San Andreas Fault
Paul Sakuma  /  AP
Mark Zoback holds up rock samples from two miles beneath the surface of the San Andreas Fault during a news conference at Stanford University in Palo Alto, Calif., Oct. 4, 2007.
updated 10/5/2007 7:51:36 AM ET 2007-10-05T11:51:36

A team of scientists on Thursday showed off the first rock samples taken from a borehole being drilled into the mighty San Andreas Fault to better understand how earthquakes are born.

The 4-inch-wide rock cores were pulled earlier this month from two miles beneath a seismically active section of the fault halfway between San Francisco and Los Angeles.

Researchers hope the core collection, weighing about a ton in total, will help answer questions about the fault's makeup and determine what happens during stress buildup at great depths.

"Now we have samples that we can literally hold in our hands and study in the lab," said Mark Zoback, a geophysicist at Stanford University and one of the project leaders.

As excited as scientists worldwide are about the rock cores, they likely won't help in earthquake prediction. That goal is still out of reach despite a century of research into earthquake physics.

Since 2004, a team of geophysicists and seismologists has been drilling in the town of Parkfield using a technique common in the oil industry. The site in Parkfield, the self-proclaimed "Earthquake Capital of the World," was chosen because it sits atop a creeping segment of the 800-mile San Andreas Fault. Creeping occurs when two sides of the fault gently slide past each other, triggering small temblors.

Last summer, scientists penetrated an active section of the fault for the first time and began the arduous process of extracting rock samples to the surface.

"These are kind of like moon rocks for people studying earthquake mechanics," said Stephen Hickman of the U.S. Geological Survey.

A preliminary analysis revealed the rupture zone contains very fine ground-up rock containing a greenish mineral called serpentine that may explain why the region of the fault creeps slowly to relieve stress. Scientists plan to study the mineral in the lab to find out the exact process by which it causes the fault to creep.
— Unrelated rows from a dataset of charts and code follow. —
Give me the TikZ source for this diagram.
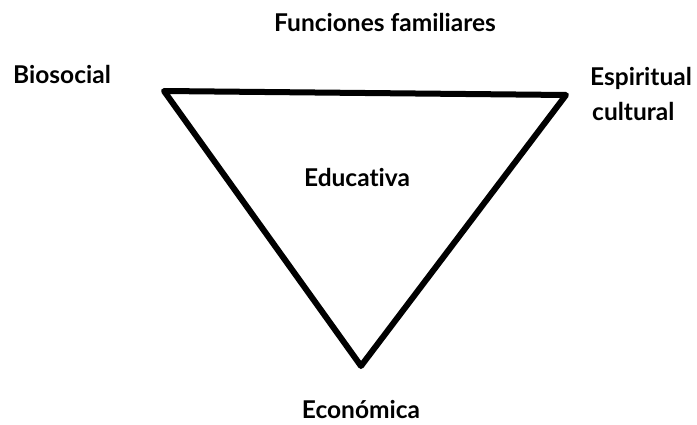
\documentclass[tikz,border=0pt]{standalone}
\usepackage{fontspec}
\setmainfont{Lato}[Ligatures={NoCommon}]
\begin{document}
\begin{tikzpicture}[x=1pt,y=-1pt,
  lbl/.style={font=\bfseries\fontsize{24.5}{28}\selectfont, inner sep=0pt, align=left},
  edge/.style={line width=6pt, line join=round, line cap=round}]
\useasboundingbox (0,0) rectangle (697,425);
\coordinate (tl) at (164,91);
\coordinate (tr) at (566,95);
\coordinate (bt) at (361,366);
\draw[edge] (tl) -- (tr) -- (bt) -- cycle;
\node[lbl] (fun) at (385,22) {Funciones familiares};
\node[lbl] (bio) at (62,74) {Biosocial};
\node[lbl, anchor=west] (esp) at (590,78) {Espiritual};
\node[lbl, anchor=west] (cul) at (592,111) {cultural};
\node[lbl] (edu) at (357,177) {Educativa};
\node[lbl] (eco) at (361,410) {Económica};
\end{tikzpicture}
\end{document}
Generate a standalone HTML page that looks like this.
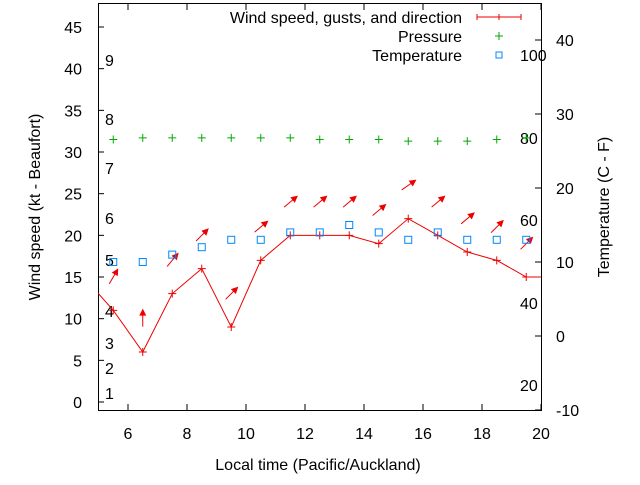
<!DOCTYPE html>
<html><head><meta charset="utf-8"><style>
body{margin:0;background:#fff}
svg text{font-family:"Liberation Sans",sans-serif;font-size:16px;fill:#000}
</style></head><body>
<svg id="c" width="640" height="480" xmlns="http://www.w3.org/2000/svg">
<defs><clipPath id="clip"><rect x="98" y="4" width="443" height="406"/></clipPath></defs>
<rect x="98.5" y="3.5" width="443" height="407" fill="none" stroke="#000"/>
<g id="axes"></g>
<g id="series" clip-path="url(#clip)"></g>
<text x="318" y="470" text-anchor="middle">Local time (Pacific/Auckland)</text>
<text transform="translate(40,207) rotate(-90)" text-anchor="middle">Wind speed (kt - Beaufort)</text>
<text transform="translate(609,207) rotate(-90)" text-anchor="middle">Temperature (C - F)</text>
<g>
<text x="462" y="23" text-anchor="end">Wind speed, gusts, and direction</text>
<path d="M477,17H521M477,14v6M499,14v6M521,14v6" stroke="#e00"/>
<text x="462" y="42" text-anchor="end">Pressure</text>
<path d="M495,36h8M499,32v8" stroke="#0a0"/>
<text x="462" y="61" text-anchor="end">Temperature</text>
<rect x="496" y="52" width="6" height="6" fill="none" stroke="#08f"/>
</g>
</svg>
<script>
const hours=[5.5,6.5,7.5,8.5,9.5,10.5,11.5,12.5,13.5,14.5,15.5,16.5,17.5,18.5,19.5];
const wind=[11,6,13,16,9,17,20,20,20,19,22,20,18,17,15];
const windEdge=[15,15];
const gusts=[15,10,17,20,13,21,24,24,24,23,26,24,22,21,19];
const dirs=[60,90,50,45,45,40,40,40,40,40,35,40,40,45,45];
const pressure=[31.5,31.7,31.7,31.7,31.7,31.7,31.7,31.5,31.5,31.5,31.3,31.3,31.3,31.5,31.7];
const tempC=[10,10,11,12,13,13,14,14,15,14,13,14,13,13,13];
const xTicks=[6,8,10,12,14,16,18,20];
const yTicks=[0,5,10,15,20,25,30,35,40,45];
const y2Ticks=[-10,0,10,20,30,40];
const beaufort=[[1,393],[2,368],[3,343],[4,311],[5,260],[6,218],[7,168],[8,119],[9,60]];
const fLabels=[[20,385],[40,303],[60,220],[80,138],[100,55]];
const NS="http://www.w3.org/2000/svg";
const X=h=>98.5+(h-5)*29.5;
const Y=v=>402-v*8.333;
const Y2=c=>336-c*7.4;
const ax=document.getElementById('axes'),se=document.getElementById('series');
function mk(p,tag,at){const e=document.createElementNS(NS,tag);for(const k in at)e.setAttribute(k,at[k]);p.appendChild(e);return e;}
xTicks.forEach(t=>{const x=X(t);
 const l=mk(ax,'path',{d:`M${x},410V404M${x},4V10`,stroke:'#000'});
 
 
 const tx=mk(ax,'text',{x:x,y:439,'text-anchor':'middle'});tx.textContent=t;
 
 });
yTicks.forEach(t=>{const y=Y(t);
 const l=mk(ax,'path',{d:`M98,${y}H104`,stroke:'#000'});
 
 
 const tx=mk(ax,'text',{x:82,y:y+6,'text-anchor':'end'});tx.textContent=t;
 
 });
y2Ticks.forEach(t=>{const y=Y2(t);
 const l=mk(ax,'path',{d:`M541,${y}H535`,stroke:'#000'});
 
 
 const tx=mk(ax,'text',{x:556,y:y+6});tx.textContent=t;
 
 });
beaufort.forEach(b=>{const tx=mk(ax,'text',{x:105,y:b[1]+6});tx.textContent=b[0];
 
 });
fLabels.forEach(b=>{const tx=mk(ax,'text',{x:520,y:b[1]+6});tx.textContent=b[0];
 
 });
let pts=[[X(4.5),Y(windEdge[0])]].concat(hours.map((h,i)=>[X(h),Y(wind[i])])).concat([[X(20.5),Y(windEdge[1])]]);
const line=mk(se,'polyline',{points:pts.map(p=>p.join(',')).join(' '),fill:'none',stroke:'#e00'});


hours.forEach((h,i)=>{const x=X(h),y=Y(wind[i]);
 const m=mk(se,'path',{d:`M${x-4},${y}h8M${x},${y-4}v8`,stroke:'#e00'});
 
 
 const gy=Y(gusts[i]),a=dirs[i]*Math.PI/180,L=8,dx=Math.cos(a)*L,dy=-Math.sin(a)*L;
 const x1=x-dx,y1=gy-dy,x2=x+dx,y2=gy+dy;
 const ar=mk(se,'g',{});
 
 
 mk(ar,'line',{x1:x1,y1:y1,x2:x2,y2:y2,stroke:'#e00'});
 const ux=dx/L,uy=dy/L,px=-uy,py=ux;
 mk(ar,'polygon',{points:`${x2+ux*2},${y2+uy*2} ${x2-ux*5+px*3.5},${y2-uy*5+py*3.5} ${x2-ux*5-px*3.5},${y2-uy*5-py*3.5}`,fill:'#e00'});
 const py0=Y(pressure[i]);
 const p=mk(se,'path',{d:`M${x-4},${py0}h8M${x},${py0-4}v8`,stroke:'#0a0'});
 
 
 const ty=Y2(tempC[i]);
 const s=mk(se,'rect',{x:x-3.5,y:ty-3.5,width:7,height:7,fill:'none',stroke:'#08f'});
 
 });
</script>
</body></html>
While the rock cores should reveal abundant clues about the middle section of the San Andreas, the findings may not apply to other regions of the fault. Seismologists are particularly concerned about the southernmost section, which has not popped since 1690 and is capable of producing devastating quakes.

Scientists next year plan to rig the borehole in Central California with sensors to try to catch an earthquake in the making. When completed, it will be the world's first underground earthquake observatory designed to study temblors up close.

The $25 million project is funded by the National Science Foundation, USGS and Stanford University.